Je crois que la patience de cette mère, son amour pour sa fille, est une des choses qui m’a le plus émue dans ce documentaire (d’où le père est totalement absent). Après des années sans progrès, elle a retiré sa fille de l’institut spécialisé où elle était placée, s’est ingénié à trouver des moyens d’entrer en contact avec elle (par le langage, mais aussi par le toucher, car la jeune femme refusait tout contact) et continue ses efforts pour donner un jour, elle l’espère, la parole à sa fille.

3 réflexions sur « Dernières nouvelles du cosmos »

  1. Bjr, j’ai ressenti exactement la même chose que vous en voyant ces premières images et j’ai ressenti les mêmes choses que vous en voyant la suite de ce film-doc et peut-être avec en supplément un choc comparable à celui que j’ai eu en lisant à 18 ans (c-a-d il y a environ 38 ans) « l’ombilic des limbes » d’Antonin Artaud et ses lettres à Jacques Rivière qui sont pour moi un puits effrayant et insondable vers notre esprit et notre âme (si elle existe). J’ai retrouvé dans les mots d’Hélène Babouillec la force et la puissance d’Artaud… J’ai eu du mal à y croire et j’ai encore du mal à y croire… D’autant plus quand j’ai lu le lendemain (j’ai acheté son livre après la projection) au bout de quelques pages dans son introduction de son livre : « J’écris mon ombilic des limbes, ‘Algorithme éponyme’, où je sonde les limites du monde temporel portant ma chair dans l’espace terrien. »

    Je suis troublé et inquiet et je ne saurai l’expliquer clairement et facilement… Peut-être car Antonin Artaud est dangereux quand on y plonge sans retenue et que je perçois la même chose chez Hélène.

    Cordialement et amicalement
    JP

    P.S. :J’ai pu discuter avec Julie Bertuccelli (moi et quelques autres) après la projection car elle était là et c’est une des raisons qui m’ont poussé à voir ce film… Une heure de discussion et d’explication de sa part qui nous a fait entrevoir et comprendre un peu plus de cet esprit insondable. Merci à Julie.

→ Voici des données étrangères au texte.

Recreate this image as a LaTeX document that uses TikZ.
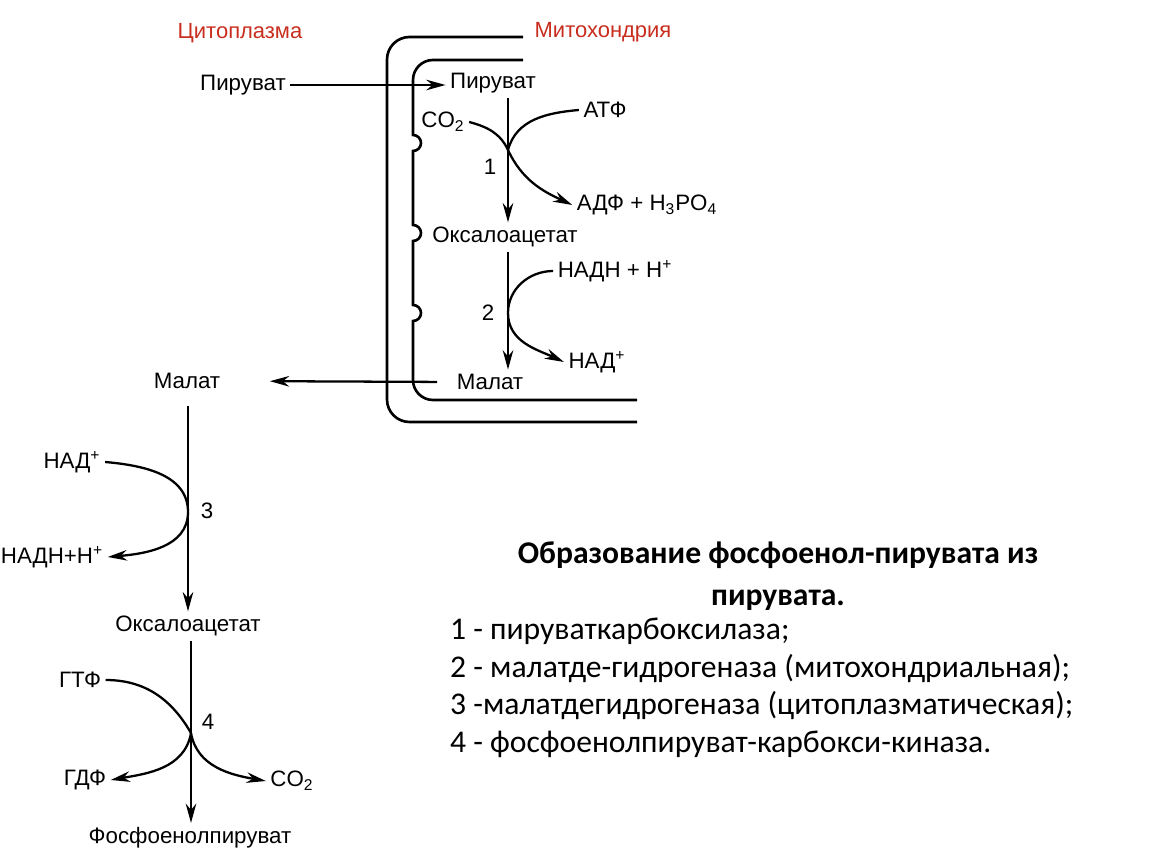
\documentclass[tikz,border=0pt]{standalone}
\usepackage{fontspec}
\setmainfont{Liberation Sans}
\newfontfamily\captionfont{Carlito}
\usetikzlibrary{positioning}
\usetikzlibrary{arrows.meta}

\definecolor{zonered}{RGB}{200,45,30}

\begin{document}
\begin{tikzpicture}[x=0.02cm, y=0.02cm, line width=1.3pt,
    chem/.style={inner sep=2pt, font=\fontsize{12.7}{15}\selectfont},
    zone/.style={inner sep=0pt, text=zonered, font=\fontsize{12.5}{15}\selectfont},
    enz/.style={inner sep=0pt, font=\fontsize{12.7}{15}\selectfont},
    flow/.style={-{Stealth[length=11pt,width=6pt]}},
    membrane/.style={line width=1.5pt}]
			\useasboundingbox (0,0) rectangle (1150,-864);
			% Compartments
			\node[zone] (cyto) at (240,-33) {Цитоплазма};
			\node[zone] (mito) at (603,-32) {Митохондрия};
			\draw[membrane, rounded corners=0.45cm] (523,-37) -- (387,-37) -- (387,-422) -- (637,-422);
			\draw[membrane] (523,-60) -- (433,-60) arc[start angle=90, end angle=180, radius=0.4cm]
				-- (413,-135) arc[start angle=90, end angle=-90, radius=0.16cm]
				-- (413,-225) arc[start angle=90, end angle=-90, radius=0.16cm]
				-- (413,-305) arc[start angle=90, end angle=-90, radius=0.16cm]
				-- (413,-380) arc[start angle=180, end angle=270, radius=0.4cm] -- (637,-400);
			% Nodes
			\node[chem] (pyrL) at (243,-85) {Пируват};
			\node[chem] (pyrR) at (493,-83) {Пируват};
			\node[chem] (co2a) at (443,-122) {CO\textsubscript{2}};
			\node[chem] (atp) at (605,-110) {АТФ};
			\node[chem] (adp) at (647,-205) {АДФ + H\textsubscript{3}PO\textsubscript{4}};
			\node[chem] (oaaM) at (505,-237) {Оксалоацетат};
			\node[chem] (nadh2) at (615,-271) {НАДН + Н\textsuperscript{+}};
			\node[chem] (nad2) at (597,-362) {НАД\textsuperscript{+}};
			\node[chem] (malM) at (490,-382) {Малат};
			\node[chem] (malC) at (187,-381) {Малат};
			\node[chem] (nad3) at (72,-462) {НАД\textsuperscript{+}};
			\node[chem] (nadh3) at (52,-557) {НАДН+Н\textsuperscript{+}};
			\node[chem] (oaaC) at (188,-626) {Оксалоацетат};
			\node[chem] (gtp) at (80,-680) {ГТФ};
			\node[chem] (gdp) at (85,-780) {ГДФ};
			\node[chem] (co2b) at (292,-781) {CO\textsubscript{2}};
			\node[chem] (pep) at (190,-838) {Фосфоенолпируват};
			\node[enz] (e1) at (490,-167) {1};
			\node[enz] (e2) at (488,-313) {2};
			\node[enz] (e3) at (207,-511) {3};
			\node[enz] (e4) at (208,-722) {4};
			\coordinate (j1) at (508,-150);
			\coordinate (j2) at (508,-313);
			\coordinate (j3) at (188,-512);
			\coordinate (j4) at (191,-733);
			% Arrows
			\draw[flow] (pyrL.east) -- (pyrR.west |- pyrL.east);
			\draw[flow] (pyrR.south -| j1) -- (oaaM.north -| j1);
			\draw[flow] (co2a.east) to[out=-15, in=115] (j1) to[out=-65, in=155] (adp.west);
			\draw (atp.west) to[out=185, in=75] (j1);
			\draw[flow] (oaaM.south -| j2) -- (malM.north -| j2);
			\draw[flow] (nadh2.west) to[out=180, in=90] (j2) to[out=-90, in=155] (nad2.west);
			\draw[flow, shorten <=0.3cm, shorten >=0.9cm] (malM.west) -- (malC.east);
			\draw[flow, shorten <=0.25cm] (malC.south -| j3) -- (oaaC.north -| j3);
			\draw[flow] (nad3.east) to[out=-5, in=90] (j3) to[out=-90, in=5] (nadh3.east);
			\draw[flow] (oaaC.south -| j4) -- (pep.north -| j4);
			\draw (gtp.east) to[out=0, in=120] (j4);
			\draw[flow] (j4) to[out=-100, in=10] (gdp.east);
			\draw[flow] (j4) to[out=-80, in=170] (co2b.west);
			% Caption
			\node[inner sep=0pt, align=center, font=\captionfont\bfseries\fontsize{18}{24}\selectfont] (title) at (778,-576) {Образование фосфоенол-пирувата из\\пирувата.};
			\node[inner sep=0pt, anchor=west, align=left, font=\captionfont\fontsize{18}{21.4}\selectfont] (legend) at (449,-688) {1 - пируваткарбоксилаза;\\2 - малатде-гидрогеназа (митохондриальная);\\3 -малатдегидрогеназа (цитоплазматическая);\\4 - фосфоенолпируват-карбокси-киназа.};
		\end{tikzpicture}
\end{document}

  2. J’avoue ne pas (encore) avoir lu Artaud. L’heure est peut-être venue d’y jeter un œil (prudemment, avant de s’y jeter tout entier ?). Je ne lis plus guère de poésie – peut-être parce qu’il y a l’effort et l’inquiétude du pas de côté, à l’écart de la rassurante raison…

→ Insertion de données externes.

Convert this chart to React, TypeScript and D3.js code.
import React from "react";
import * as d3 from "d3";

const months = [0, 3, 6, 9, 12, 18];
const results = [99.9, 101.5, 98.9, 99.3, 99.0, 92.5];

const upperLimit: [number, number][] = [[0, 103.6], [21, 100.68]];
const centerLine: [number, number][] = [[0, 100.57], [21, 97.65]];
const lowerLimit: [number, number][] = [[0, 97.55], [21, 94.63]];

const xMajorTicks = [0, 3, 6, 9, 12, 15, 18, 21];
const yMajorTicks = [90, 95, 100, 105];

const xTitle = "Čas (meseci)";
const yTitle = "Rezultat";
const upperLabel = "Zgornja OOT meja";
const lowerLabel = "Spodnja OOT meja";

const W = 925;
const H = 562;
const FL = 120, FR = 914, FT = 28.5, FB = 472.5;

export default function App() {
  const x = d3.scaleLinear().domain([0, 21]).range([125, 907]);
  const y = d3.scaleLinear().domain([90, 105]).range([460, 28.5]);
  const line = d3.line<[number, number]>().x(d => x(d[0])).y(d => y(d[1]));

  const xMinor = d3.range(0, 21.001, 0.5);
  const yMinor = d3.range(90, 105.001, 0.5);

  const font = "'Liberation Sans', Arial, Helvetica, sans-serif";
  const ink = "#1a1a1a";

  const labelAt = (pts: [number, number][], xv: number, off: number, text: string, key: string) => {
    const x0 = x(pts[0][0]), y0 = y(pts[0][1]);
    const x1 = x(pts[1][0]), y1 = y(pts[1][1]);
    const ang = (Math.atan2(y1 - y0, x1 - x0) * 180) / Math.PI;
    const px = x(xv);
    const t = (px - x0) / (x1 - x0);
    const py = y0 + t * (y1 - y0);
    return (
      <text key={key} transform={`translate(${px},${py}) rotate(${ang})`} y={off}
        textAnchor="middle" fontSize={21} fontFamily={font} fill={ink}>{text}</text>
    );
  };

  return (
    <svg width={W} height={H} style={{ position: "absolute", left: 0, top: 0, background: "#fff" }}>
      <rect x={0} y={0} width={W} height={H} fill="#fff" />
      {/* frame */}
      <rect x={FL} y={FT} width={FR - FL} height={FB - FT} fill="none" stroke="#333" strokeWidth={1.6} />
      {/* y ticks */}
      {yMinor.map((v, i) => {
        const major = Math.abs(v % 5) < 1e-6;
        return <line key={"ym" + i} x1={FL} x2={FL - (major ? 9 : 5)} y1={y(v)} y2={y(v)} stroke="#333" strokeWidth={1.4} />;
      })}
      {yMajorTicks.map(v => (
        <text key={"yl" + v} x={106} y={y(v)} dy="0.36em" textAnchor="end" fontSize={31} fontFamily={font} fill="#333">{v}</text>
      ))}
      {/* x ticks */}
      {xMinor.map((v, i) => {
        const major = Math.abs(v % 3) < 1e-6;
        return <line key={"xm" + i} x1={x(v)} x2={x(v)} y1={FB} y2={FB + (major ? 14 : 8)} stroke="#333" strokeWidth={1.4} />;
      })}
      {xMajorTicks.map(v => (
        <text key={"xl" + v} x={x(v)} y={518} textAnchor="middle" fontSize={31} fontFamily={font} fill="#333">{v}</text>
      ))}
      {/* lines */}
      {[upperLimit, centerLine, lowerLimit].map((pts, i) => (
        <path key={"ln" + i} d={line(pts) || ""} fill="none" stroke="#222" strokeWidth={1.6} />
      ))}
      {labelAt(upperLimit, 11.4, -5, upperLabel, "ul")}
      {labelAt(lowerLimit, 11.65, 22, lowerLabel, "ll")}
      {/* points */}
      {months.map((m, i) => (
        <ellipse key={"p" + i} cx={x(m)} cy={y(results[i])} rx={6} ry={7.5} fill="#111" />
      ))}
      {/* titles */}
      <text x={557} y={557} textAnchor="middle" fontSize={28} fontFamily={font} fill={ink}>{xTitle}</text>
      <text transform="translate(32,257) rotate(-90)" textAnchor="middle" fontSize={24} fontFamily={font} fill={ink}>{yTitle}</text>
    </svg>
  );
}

  3. Il n’est jamais trop tard pour commencer. C’est une personne fabuleuse. Visionnaire et d’une souffrance incroyable mais d’une richesse énorme dans tous les domaines. Bien sûr il a été interné et souffrait de troubles psychiques mais actuellement on pourrait interné 90% de la population sur ces seules critères et Babouillec aurait pu l’être s’il n’y avait eu sa mère pour la protéger. Je te conseille sa première publication qui contient sa correspondance avec Jacques Rivière.
    http://livre.fnac.com/a109027/Antonin-Artaud-L-ombilic-des-limbes?omnsearchpos=1

    Son langage est simple et frappant.